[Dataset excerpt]
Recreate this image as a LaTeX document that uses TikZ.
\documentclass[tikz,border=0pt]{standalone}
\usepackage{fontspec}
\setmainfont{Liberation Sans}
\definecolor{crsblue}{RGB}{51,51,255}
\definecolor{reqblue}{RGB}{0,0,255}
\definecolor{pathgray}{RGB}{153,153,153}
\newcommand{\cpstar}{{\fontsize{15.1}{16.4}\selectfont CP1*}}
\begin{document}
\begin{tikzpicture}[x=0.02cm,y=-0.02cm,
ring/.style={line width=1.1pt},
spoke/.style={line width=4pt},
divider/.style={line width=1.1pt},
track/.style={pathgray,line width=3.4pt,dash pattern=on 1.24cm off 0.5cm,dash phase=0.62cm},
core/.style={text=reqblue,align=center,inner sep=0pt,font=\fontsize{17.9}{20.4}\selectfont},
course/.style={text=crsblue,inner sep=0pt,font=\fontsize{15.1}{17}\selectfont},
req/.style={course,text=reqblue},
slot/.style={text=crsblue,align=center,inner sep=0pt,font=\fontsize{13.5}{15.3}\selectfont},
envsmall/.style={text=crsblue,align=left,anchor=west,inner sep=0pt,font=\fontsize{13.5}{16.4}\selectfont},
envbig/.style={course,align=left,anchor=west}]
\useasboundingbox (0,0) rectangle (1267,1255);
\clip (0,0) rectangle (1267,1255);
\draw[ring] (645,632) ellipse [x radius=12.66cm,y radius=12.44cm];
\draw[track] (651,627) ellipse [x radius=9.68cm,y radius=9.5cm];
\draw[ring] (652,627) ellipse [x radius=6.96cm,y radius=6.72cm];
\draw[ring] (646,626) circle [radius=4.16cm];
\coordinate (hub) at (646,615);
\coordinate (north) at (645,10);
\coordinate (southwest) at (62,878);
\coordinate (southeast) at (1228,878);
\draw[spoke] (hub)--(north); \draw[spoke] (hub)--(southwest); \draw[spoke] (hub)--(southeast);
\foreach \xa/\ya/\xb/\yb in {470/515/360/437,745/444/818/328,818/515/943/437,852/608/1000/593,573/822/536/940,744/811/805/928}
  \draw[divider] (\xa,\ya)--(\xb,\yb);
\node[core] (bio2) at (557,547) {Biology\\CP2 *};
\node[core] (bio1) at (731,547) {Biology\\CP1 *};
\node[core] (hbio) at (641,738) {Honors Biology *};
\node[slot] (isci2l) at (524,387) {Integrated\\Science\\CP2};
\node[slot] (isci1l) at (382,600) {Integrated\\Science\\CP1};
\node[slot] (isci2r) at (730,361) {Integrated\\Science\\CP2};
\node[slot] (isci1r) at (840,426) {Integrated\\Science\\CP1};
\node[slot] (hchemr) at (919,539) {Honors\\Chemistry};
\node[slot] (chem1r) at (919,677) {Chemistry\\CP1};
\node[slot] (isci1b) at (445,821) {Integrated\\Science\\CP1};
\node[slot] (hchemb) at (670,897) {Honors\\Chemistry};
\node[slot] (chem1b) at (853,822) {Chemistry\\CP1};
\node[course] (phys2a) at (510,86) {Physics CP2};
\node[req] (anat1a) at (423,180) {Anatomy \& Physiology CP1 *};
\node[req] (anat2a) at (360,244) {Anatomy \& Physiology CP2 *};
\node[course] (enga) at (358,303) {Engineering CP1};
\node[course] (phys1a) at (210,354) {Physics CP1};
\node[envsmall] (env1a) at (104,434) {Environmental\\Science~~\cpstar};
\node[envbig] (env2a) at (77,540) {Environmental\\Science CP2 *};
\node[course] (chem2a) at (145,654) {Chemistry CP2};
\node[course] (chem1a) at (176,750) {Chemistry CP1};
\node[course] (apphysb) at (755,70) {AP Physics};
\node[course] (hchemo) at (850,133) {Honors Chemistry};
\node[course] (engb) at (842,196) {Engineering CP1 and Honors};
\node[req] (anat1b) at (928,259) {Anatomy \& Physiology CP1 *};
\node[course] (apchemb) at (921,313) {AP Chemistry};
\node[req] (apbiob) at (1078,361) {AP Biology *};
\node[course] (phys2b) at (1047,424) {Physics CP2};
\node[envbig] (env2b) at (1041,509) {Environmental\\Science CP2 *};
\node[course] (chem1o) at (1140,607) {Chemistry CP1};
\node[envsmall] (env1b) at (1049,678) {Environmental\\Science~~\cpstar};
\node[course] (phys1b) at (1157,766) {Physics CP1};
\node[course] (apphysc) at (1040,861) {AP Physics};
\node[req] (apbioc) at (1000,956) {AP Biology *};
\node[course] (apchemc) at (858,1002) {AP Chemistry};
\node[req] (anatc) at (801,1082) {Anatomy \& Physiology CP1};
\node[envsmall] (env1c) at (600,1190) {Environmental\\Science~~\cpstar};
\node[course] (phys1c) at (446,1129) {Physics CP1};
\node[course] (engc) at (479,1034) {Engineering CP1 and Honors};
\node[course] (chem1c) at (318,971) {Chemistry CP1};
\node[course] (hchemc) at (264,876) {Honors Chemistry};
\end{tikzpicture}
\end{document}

--

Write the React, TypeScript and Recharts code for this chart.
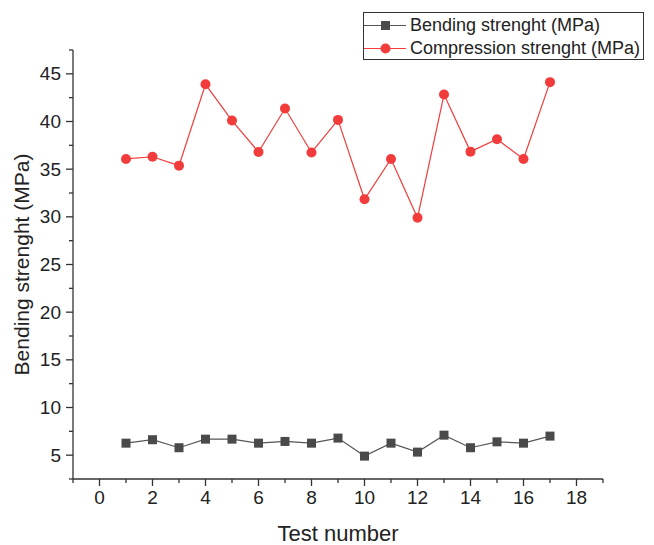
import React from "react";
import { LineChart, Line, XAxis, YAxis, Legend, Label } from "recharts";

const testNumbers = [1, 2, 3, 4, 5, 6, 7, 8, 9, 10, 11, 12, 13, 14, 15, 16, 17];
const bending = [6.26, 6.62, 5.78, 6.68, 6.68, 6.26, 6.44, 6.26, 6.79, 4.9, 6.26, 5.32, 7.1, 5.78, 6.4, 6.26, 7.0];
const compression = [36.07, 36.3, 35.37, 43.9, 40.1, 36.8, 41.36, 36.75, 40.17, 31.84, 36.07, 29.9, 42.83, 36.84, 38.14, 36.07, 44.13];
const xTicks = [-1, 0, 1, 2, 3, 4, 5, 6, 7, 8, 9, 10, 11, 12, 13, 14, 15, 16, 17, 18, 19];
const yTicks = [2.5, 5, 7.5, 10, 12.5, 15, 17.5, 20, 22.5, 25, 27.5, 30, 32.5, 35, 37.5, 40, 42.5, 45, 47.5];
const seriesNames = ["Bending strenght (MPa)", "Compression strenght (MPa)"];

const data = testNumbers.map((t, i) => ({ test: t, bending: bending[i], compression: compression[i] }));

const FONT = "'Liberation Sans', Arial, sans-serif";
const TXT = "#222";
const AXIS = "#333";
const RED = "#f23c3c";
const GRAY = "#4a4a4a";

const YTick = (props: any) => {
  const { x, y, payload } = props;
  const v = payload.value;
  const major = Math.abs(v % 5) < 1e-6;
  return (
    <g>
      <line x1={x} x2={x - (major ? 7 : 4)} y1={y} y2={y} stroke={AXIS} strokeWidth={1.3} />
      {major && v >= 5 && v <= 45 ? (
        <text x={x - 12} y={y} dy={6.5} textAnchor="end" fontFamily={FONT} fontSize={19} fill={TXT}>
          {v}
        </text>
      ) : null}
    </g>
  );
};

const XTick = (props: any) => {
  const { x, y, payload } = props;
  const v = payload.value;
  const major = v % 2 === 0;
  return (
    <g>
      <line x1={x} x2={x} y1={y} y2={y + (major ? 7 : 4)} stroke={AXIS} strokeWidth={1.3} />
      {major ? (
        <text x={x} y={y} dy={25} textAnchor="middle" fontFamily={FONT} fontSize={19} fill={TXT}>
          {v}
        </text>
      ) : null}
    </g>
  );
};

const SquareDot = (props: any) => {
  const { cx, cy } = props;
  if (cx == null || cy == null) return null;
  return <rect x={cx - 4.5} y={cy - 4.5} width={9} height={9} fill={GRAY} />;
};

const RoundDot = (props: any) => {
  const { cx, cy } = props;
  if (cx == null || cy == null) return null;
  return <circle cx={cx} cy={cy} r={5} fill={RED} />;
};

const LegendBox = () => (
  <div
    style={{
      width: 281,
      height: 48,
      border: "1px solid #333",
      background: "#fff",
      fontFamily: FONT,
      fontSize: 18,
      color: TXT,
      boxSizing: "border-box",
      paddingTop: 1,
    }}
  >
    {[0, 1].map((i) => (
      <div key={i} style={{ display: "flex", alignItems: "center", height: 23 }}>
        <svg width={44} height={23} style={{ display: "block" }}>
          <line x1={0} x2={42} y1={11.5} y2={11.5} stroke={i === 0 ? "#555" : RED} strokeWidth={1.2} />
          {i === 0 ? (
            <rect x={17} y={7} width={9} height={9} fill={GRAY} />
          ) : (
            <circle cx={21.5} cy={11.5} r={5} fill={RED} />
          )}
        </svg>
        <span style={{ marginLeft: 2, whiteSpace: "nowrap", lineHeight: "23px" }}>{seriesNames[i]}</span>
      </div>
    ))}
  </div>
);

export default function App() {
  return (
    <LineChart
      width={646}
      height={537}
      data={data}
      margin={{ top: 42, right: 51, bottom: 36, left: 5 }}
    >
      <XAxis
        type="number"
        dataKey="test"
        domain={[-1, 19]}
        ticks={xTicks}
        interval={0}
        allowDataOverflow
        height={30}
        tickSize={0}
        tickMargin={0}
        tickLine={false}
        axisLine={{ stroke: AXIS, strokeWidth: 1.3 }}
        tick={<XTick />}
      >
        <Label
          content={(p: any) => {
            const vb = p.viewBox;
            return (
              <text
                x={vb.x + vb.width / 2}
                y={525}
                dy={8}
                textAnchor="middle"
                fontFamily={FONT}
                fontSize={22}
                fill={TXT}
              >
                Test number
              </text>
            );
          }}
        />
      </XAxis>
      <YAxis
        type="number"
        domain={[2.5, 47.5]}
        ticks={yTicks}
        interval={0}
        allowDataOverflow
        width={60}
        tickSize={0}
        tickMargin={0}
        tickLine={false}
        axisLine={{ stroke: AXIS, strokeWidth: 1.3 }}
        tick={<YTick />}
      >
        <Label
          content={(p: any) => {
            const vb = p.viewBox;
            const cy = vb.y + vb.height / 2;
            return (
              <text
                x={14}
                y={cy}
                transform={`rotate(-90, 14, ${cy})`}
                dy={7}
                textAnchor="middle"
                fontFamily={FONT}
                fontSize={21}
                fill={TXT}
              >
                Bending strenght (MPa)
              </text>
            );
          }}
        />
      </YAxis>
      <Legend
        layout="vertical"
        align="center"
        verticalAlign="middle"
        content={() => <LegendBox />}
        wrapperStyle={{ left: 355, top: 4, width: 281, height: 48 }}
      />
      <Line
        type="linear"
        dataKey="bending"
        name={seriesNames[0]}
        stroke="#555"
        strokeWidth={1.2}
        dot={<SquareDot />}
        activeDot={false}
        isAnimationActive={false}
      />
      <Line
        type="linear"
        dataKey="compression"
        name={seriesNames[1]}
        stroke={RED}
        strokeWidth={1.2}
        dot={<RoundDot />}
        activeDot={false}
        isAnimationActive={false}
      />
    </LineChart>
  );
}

● EXERCISE GOAL
Go to the line that contains "Write the React, TypeScript" and copy from there down to the line that contains "YAxis, Legend, Label", with both lines included. Pass over the pictures.

● SOLUTION
Write the React, TypeScript and Recharts code for this chart.
import React from "react";
import { LineChart, Line, XAxis, YAxis, Legend, Label } from "recharts";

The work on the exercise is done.